A translation of Fr Alain Contat's Logica


11 February 2009

II. The Universal Concept, Formally Considered (6)

1.3. Division of the universal

The same linguistic term (ie the universal in dicendo) can be attributed to various subjects in three diverse ways: univocally, equivocally, analogically. There are three types of universality of names, which St. Thomas explains thusly:
sciendum quod aliquid praedicatur de diversis multipliciter:

[A] quandoque quidem secundum rationem omnino eamdem, et tunc dicitur de eis univoce praedicari, sicut animal de equo et bove.

[B] Quandoque vero secundum rationes omnino diversas; et tunc dicitur de eis aequivoce praedicari, sicut canis de sidere et animali.

[C] Quandoque vero secundum rationes quae partim sunt diversae et partim non diversae: diversae quidem secundum quod diversas habitudines important, unae autem secundum quod ad unum aliquid et idem istae diversae habitudines referuntur; et illud dicitur 'analogice praedicari', idest proportionaliter, prout unumquodque secundum suam habitudinem ad illud unum refertur.
SM 4, lect. 1, n. 535

But it must be noted that a term is predicated of different things in various senses.

[A] Sometimes it is predicated of them according to a meaning which is entirely the same, and then it is said to be predicated of them univocally, as animal is predicated of a horse and of an ox.

[B] Sometimes it is predicated of them according to meanings which are entirely different, and then it is said to be predicated of them equivocally, as dog is predicated of a star and of an animal.

[C] And sometimes it is predicated of them according to meanings which are partly different and partly not (different inasmuch as they imply different relationships, and the same inasmuch as these different relationships are referred to one and the same thing), and then it is said “to be predicated analogously,” i.e., proportionally, according as each one by its own relationship is referred to that one same thing.
SM 4, lect. 1, n. 535

Let us explain per partes.

[A] A univocal term signifies one concept, whose meaning is always the same. Cf. De principiis naturae 6, n. 366:

Univoce praedicatur quod praedicatur secundum idem nomen et secundum rationem eamdem, idest definitionem, sicut animal praedicatur de homine et de asino. Utrumque enim dicitur animal, et utrumque est substantia animata sensibilis, quod est definitio animalis.

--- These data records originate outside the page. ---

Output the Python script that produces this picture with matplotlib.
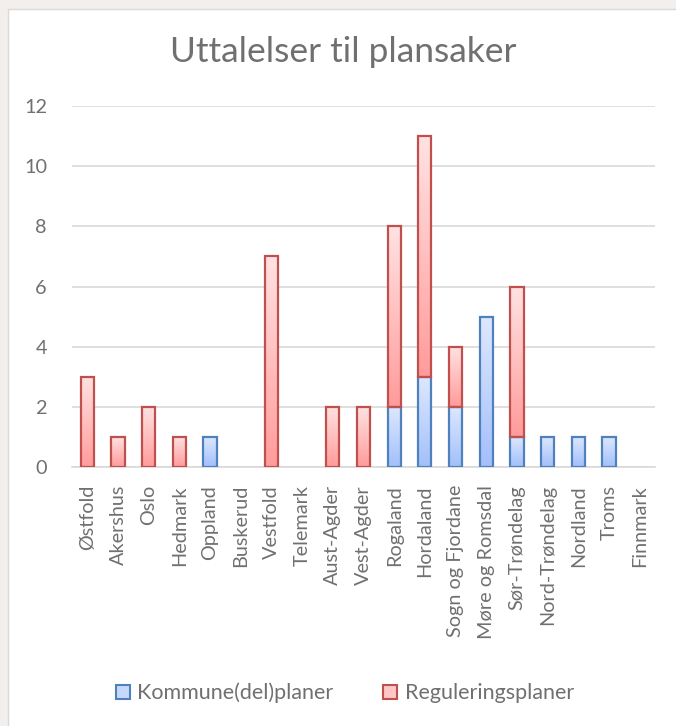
import matplotlib
matplotlib.use("Agg")
import matplotlib.pyplot as plt
import numpy as np
from matplotlib.colors import LinearSegmentedColormap
from matplotlib.patches import Rectangle, Patch

regions = ["Østfold", "Akershus", "Oslo", "Hedmark", "Oppland", "Buskerud", "Vestfold",
           "Telemark", "Aust-Agder", "Vest-Agder", "Rogaland", "Hordaland", "Sogn og Fjordane",
           "Møre og Romsdal", "Sør-Trøndelag", "Nord-Trøndelag", "Nordland", "Troms", "Finnmark"]
kommune = [0, 0, 0, 0, 1, 0, 0, 0, 0, 0, 2, 3, 2, 5, 1, 1, 1, 1, 0]
regulering = [3, 1, 2, 1, 0, 0, 7, 0, 2, 2, 6, 8, 2, 0, 5, 0, 0, 0, 0]
series_names = ["Kommune(del)planer", "Reguleringsplaner"]
yticks = [0, 2, 4, 6, 8, 10, 12]

plt.rcParams['font.family'] = ['Lato', 'DejaVu Sans']
txt = "#707070"

fig = plt.figure(figsize=(6.76, 7.26), dpi=100)
fig.patch.set_facecolor("#f3efec")
panel = Rectangle((8/676, -0.01), 1, 1.01 - 9/726, transform=fig.transFigure,
                  facecolor="white", edgecolor="#d9d9d9", lw=1, zorder=-10)
fig.add_artist(panel)

ax = fig.add_axes([72/676, 1 - 467/726, (655 - 72)/676, (467 - 106)/726])
ax.set_facecolor("none")
ax.set_zorder(1)
x = np.arange(len(regions))
w = 0.43

blue_cm = LinearSegmentedColormap.from_list("b", ["#a3c0fb", "#dde8fe"])
red_cm = LinearSegmentedColormap.from_list("r", ["#ff9c9b", "#ffe2e2"])
grad = np.linspace(0, 1, 64).reshape(-1, 1)

def grad_bars(xs, heights, bottoms, cmap, edge, label):
    bars = ax.bar(xs, heights, w, bottom=bottoms, facecolor="none", edgecolor=edge,
                  linewidth=1.6, label=label, zorder=3)
    for b, h in zip(bars, heights):
        if h <= 0:
            b.set_visible(False)
            continue
        x0, y0 = b.get_x(), b.get_y()
        im = ax.imshow(grad, cmap=cmap, origin="lower", aspect="auto",
                       extent=[x0, x0 + b.get_width(), y0, y0 + b.get_height()], zorder=2)
        im.set_clip_path(b)
    return bars

grad_bars(x, kommune, 0, blue_cm, "#4f81bd", series_names[0])
grad_bars(x, regulering, kommune, red_cm, "#c0504d", series_names[1])

ax.set_xlim(-0.5, len(regions) - 0.5)
ax.set_ylim(0, 12)
ax.set_yticks(yticks)
ax.yaxis.grid(True, color="#d9d9d9", lw=1.2, zorder=0)
ax.set_axisbelow(True)
for s in ["top", "right", "left"]:
    ax.spines[s].set_visible(False)
ax.spines["bottom"].set_color("#d9d9d9")
ax.spines["bottom"].set_linewidth(1.2)
ax.set_xticks(x)
ax.set_xticklabels(regions, rotation=90, fontsize=14.3, color=txt)
ax.tick_params(axis="both", length=0, colors=txt, labelsize=14.3)
ax.tick_params(axis="x", pad=13)
ax.tick_params(axis="y", pad=18)

fig.text(0.508, 1 - 52/726, "Uttalelser til plansaker", ha="center", va="center",
         fontsize=25.5, color=txt)

handles = [Patch(facecolor="#c6d9fd", edgecolor="#4f81bd", lw=1.5),
           Patch(facecolor="#ffc6c6", edgecolor="#c0504d", lw=1.5)]
fig.legend(handles, series_names, loc="center", bbox_to_anchor=(0.51, 1 - 693/726),
           ncol=2, frameon=False, fontsize=15.5, labelcolor=txt,
           handlelength=0.65, handleheight=0.65, handletextpad=0.35, columnspacing=2.3)

fig.savefig("out.png", dpi=100, facecolor=fig.get_facecolor())
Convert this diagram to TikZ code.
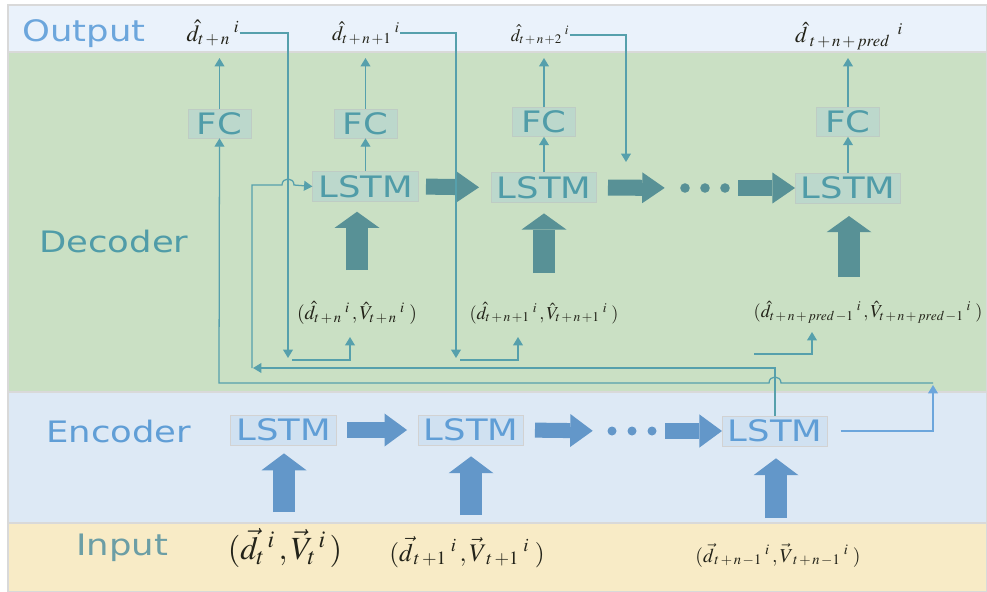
\documentclass[tikz,border=0pt]{standalone}
\usepackage{mathptmx}
\usepackage[no-math]{fontspec}
\usetikzlibrary{arrows.meta}
\newfontfamily\boxfont[FakeStretch=1.2]{DejaVu Sans}

\definecolor{outbg}{RGB}{234,242,251}
\definecolor{decbg}{RGB}{202,224,196}
\definecolor{encbg}{RGB}{221,233,245}
\definecolor{inbg}{RGB}{248,235,198}
\definecolor{encbox}{RGB}{208,225,241}
\definecolor{decbox}{RGB}{188,216,204}
\definecolor{decedge}{RGB}{190,204,196}
\definecolor{encink}{RGB}{96,158,214}
\definecolor{decink}{RGB}{80,156,168}
\definecolor{inink}{RGB}{108,158,165}
\definecolor{encarrow}{RGB}{99,151,201}
\definecolor{decarrow}{RGB}{88,145,150}
\definecolor{lineteal}{RGB}{86,160,172}
\definecolor{lineblue}{RGB}{108,166,220}
\definecolor{mathink}{RGB}{35,35,25}

\begin{document}
\begin{tikzpicture}[
    x=0.025cm, y=-0.025cm,
    >={Triangle[length=6pt,width=7pt]},
    band/.style={draw=gray!30, line width=0.8pt},
    bandname/.style={anchor=base west, inner sep=0pt, font=\boxfont\fontsize{21}{25}\selectfont},
    enclstm/.style={draw=gray!35, fill=encbox, text=encink, inner sep=0pt, minimum width=75pt, minimum height=21.5pt, font=\boxfont\fontsize{21}{25}\selectfont},
    declstm/.style={enclstm, draw=decedge, fill=decbox, text=decink},
    fcbox/.style={declstm, minimum width=45pt, minimum height=20.6pt},
    mlabel/.style={inner sep=0pt, text=mathink, font=\fontsize{#1}{#1}\selectfont},
    dotrow/.style={inner sep=0pt, minimum width=35.5pt},
    link/.style={draw=lineteal, line width=0.9pt},
    encstep/.style={draw=encarrow, line width=10.7pt, -{Triangle[length=16pt,width=23.5pt,line width=0pt]}},
    decstep/.style={draw=decarrow, line width=11.4pt, -{Triangle[length=16pt,width=22pt,line width=0pt]}},
    encup/.style={draw=encarrow, line width=15.6pt, -{Triangle[length=12pt,width=32pt,line width=0pt]}},
    decup/.style={draw=decarrow, line width=16pt, -{Triangle[length=11.5pt,width=32pt,line width=0pt]}}
]
    \useasboundingbox (0,0) rectangle (987,592);
    \fill[white] (0,0) rectangle (987,592);

    % bands
    \draw[band, fill=outbg] (8,5) rectangle (987,52);
    \draw[band, fill=decbg] (8,52) rectangle (987,392);
    \draw[band, fill=encbg] (8,392) rectangle (987,523);
    \draw[band, fill=inbg] (8,523) rectangle (987,592);

    \node[bandname, text=lineblue] (outname) at (22,42) {Output};
    \node[bandname, text=decink] (decname) at (39,252) {Decoder};
    \node[bandname, text=encink] (encname) at (46,442) {Encoder};
    \node[bandname, text=inink] (inname) at (76,555) {Input};

    % encoder
    \node[enclstm] (e1) at (283.5,430) {LSTM};
    \node[enclstm] (e2) at (471,430) {LSTM};
    \node[enclstm] (e3) at (775,431) {LSTM};
    \node[dotrow] (edots) at (632,431) {};
    \foreach \dx in {-20,0,20}
        \fill[encarrow] (edots.center) ++(\dx,0) circle (3.2pt);

    \draw[encstep, shorten <=7.8pt, shorten >=7.8pt] (e1.east) -- (e2.west);
    \draw[encstep, shorten <=7.8pt, shorten >=10pt] (e2.east) -- (edots.west);
    \draw[encstep, shorten <=5.7pt] (edots.east) -- (e3.west);

    % inputs
    \node[mlabel=23] (in1) at (285,548) {$(\vec{d}_{t}{}^{\,i}\,,\vec{V}_{t}{}^{\,i}\,)$};
    \node[mlabel=18] (in2) at (467,552) {$(\vec{d}_{\,t\,+1}{}^{\;i}\,,\vec{V}_{\;t\,+1}{}^{\;i}\;)$};
    \node[mlabel=14] (in3) at (778,555) {$(\vec{d}_{\,t\,+\,n\,-1}{}^{\;i}\,,\vec{V}_{\;t\,+\,n\,-1}{}^{\;i}\;)$};

    \coordinate (v1) at (284,512);
    \coordinate (v2) at (471,515);
    \coordinate (v3) at (776,518);
    \draw[encup, shorten >=5.7pt] (v1) -- (v1 |- e1.south);
    \draw[encup, shorten >=7.8pt] (v2) -- (v2 |- e2.south);
    \draw[encup, shorten >=8.5pt] (v3) -- (v3 |- e3.south);

    % decoder
    \node[declstm] (d1) at (365.5,186.5) {LSTM};
    \node[declstm] (d2) at (544,187.5) {LSTM};
    \node[declstm] (d3) at (848,188) {LSTM};
    \node[dotrow] (ddots) at (705,188) {};
    \foreach \dx in {-20,0,20}
        \fill[decarrow] (ddots.center) ++(\dx,0) circle (3.4pt);

    \draw[decstep, shorten <=5.3pt, shorten >=8.5pt] (d1.east) -- (d2.west);
    \draw[decstep, shorten <=7.8pt, shorten >=10.7pt] (d2.east) -- (ddots.west);
    \draw[decstep, shorten <=5.7pt] (ddots.east) -- (d3.west);

    \node[fcbox] (f1) at (219.5,123.5) {FC};
    \node[fcbox] (f2) at (365.5,123.5) {FC};
    \node[fcbox] (f3) at (544,122) {FC};
    \node[fcbox] (f4) at (848,122) {FC};

    \draw[link, ->] (d1.north) -- (f2.south);
    \draw[link, ->] (d2.north) -- (f3.south);
    \draw[link, ->] (d3.north) -- (f4.south);

    \node[mlabel=14] (di1) at (357,313) {$(\hat{d}_{t\,+\,n}{}^{\;i}\,,\hat{V}_{t\,+\,n}{}^{\;i}\;)$};
    \node[mlabel=13] (di2) at (544,313) {$(\hat{d}_{t\,+\,n\,+1}{}^{\;i}\,,\hat{V}_{t\,+\,n\,+1}{}^{\;i}\;)$};
    \node[mlabel=13] (di3) at (868,312) {$(\hat{d}_{t\,+\,n\,+\,pred\,-1}{}^{\;i}\,,\hat{V}_{t\,+\,n\,+\,pred\,-1}{}^{\;i}\;)$};

    \coordinate (u1) at (357,270);
    \coordinate (u2) at (544,273);
    \coordinate (u3) at (849,277);
    \draw[decup, shorten >=7pt] (u1) -- (u1 |- d1.south);
    \draw[decup, shorten >=7.5pt] (u2) -- (u2 |- d2.south);
    \draw[decup, shorten >=9pt] (u3) -- (u3 |- d3.south);

    % outputs
    \node[mlabel=16.5] (o1) at (213,33) {$\hat{d}_{t\,+\,n}{}^{\;i}$};
    \node[mlabel=14.5] (o2) at (366,33) {$\hat{d}_{t\,+\,n\,+1}{}^{\;i}$};
    \node[mlabel=12.5] (o3) at (540,35) {$\hat{d}_{t\,+\,n\,+2}{}^{\;i}$};
    \node[mlabel=16] (o4) at (849,36) {$\hat{d}_{\;t\,+\,n\,+\,pred}{}^{\;\;i}$};

    \coordinate (tiprow) at (0,58);
    \draw[link, ->] (f1.north) -- (f1.north |- tiprow);
    \draw[link, ->] (f2.north) -- (f2.north |- tiprow);
    \draw[link, ->] (f3.north) -- (f3.north |- tiprow);
    \draw[link, ->] (f4.north) -- (f4.north |- tiprow);

    % feedback from outputs
    \coordinate (k1) at (288,358);
    \coordinate (k2) at (456,358);
    \coordinate (k3) at (626,162);
    \draw[link, ->] (o1.east) -| (k1);
    \draw[link, ->] (o2.east) -| (k2);
    \draw[link, ->] (o3.east) -| (k3);
    \draw[link, ->] (292,360) -| (350,337);
    \draw[link, ->] (460,360) -| (518,337);
    \draw[link, ->] (754,354) -| (812,332);

    % encoder state into decoder
    \draw[link, ->] (e3.north) |- (253,368);
    \draw[link, ->] (252,368) -- (252,185) -- (282,185)
        .. controls (282,177) and (294,177) .. (294,185) -- (d1.west);
    \draw[link, draw=lineblue, ->, shorten <=9pt] (e3.east) -| (933,385);
    \draw[link, ->] (933,383) -- (781,383)
        .. controls (781,375) and (769,375) .. (769,383) -- (219,383) -- (f1.south);

\end{tikzpicture}
\end{document}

In the example cited by St. Thomas, the term 'animal' symbolizes only the concept of 'animal', which signifies always and only 'corporeal living sensitive substance'.

[B] An Equivocal term signifies two or more concepts, each of which has its own meaning, different from those of the others. Cf. loc. cit.:

Aequivoce praedicatur, quod praedicatur de aliquibus secundum idem nomen, et secundum diversam rationem: sicut canis dicitur de latrabili et de caelesti, quae conveniunt solum in nomine, et non in definitione sive significatione: id enim quod significatur per nomen, est definitio

St. Thomas gives as an example "dog", which can refer to the domestic animal or to the constellation. It should be noted that only the term can be equivocal, not the concept, because the latter always bears a certain unity of signification.

[C] An analogical term signifies one concept, whose meaning is partially one and partially many. For example, the term "life" signifies a concept, that of 'life', whose meaning is one insofar as it refers to a substantial reality endowed with a proper operation, but the meaning itself is many insofar as there are various modes essentially varied of being alive (as a plant, as an animal, as a man, as an angel, as God).

It can be seen that, as concerns the concept, only two (and not three) general modes of predicability are possible: univocity and analogy. We should now examine in detail these two types of conceptual universality.


Peter said...

Why does the term 'symoblize' while the concept 'signifies'? Has this distinction been introduced somewhere?

Niggardly Phil said...

He uses 'simboleggia' which I translated symbolize. I don't think he's using it in a technical sense, since in the same paragraph he says "the term signifies..."

Cf. this post on signs (nothing on symbol yet).

Niggardly Phil said...

Perhaps also it allows for equivocation, which is possible for a term but not for a concept?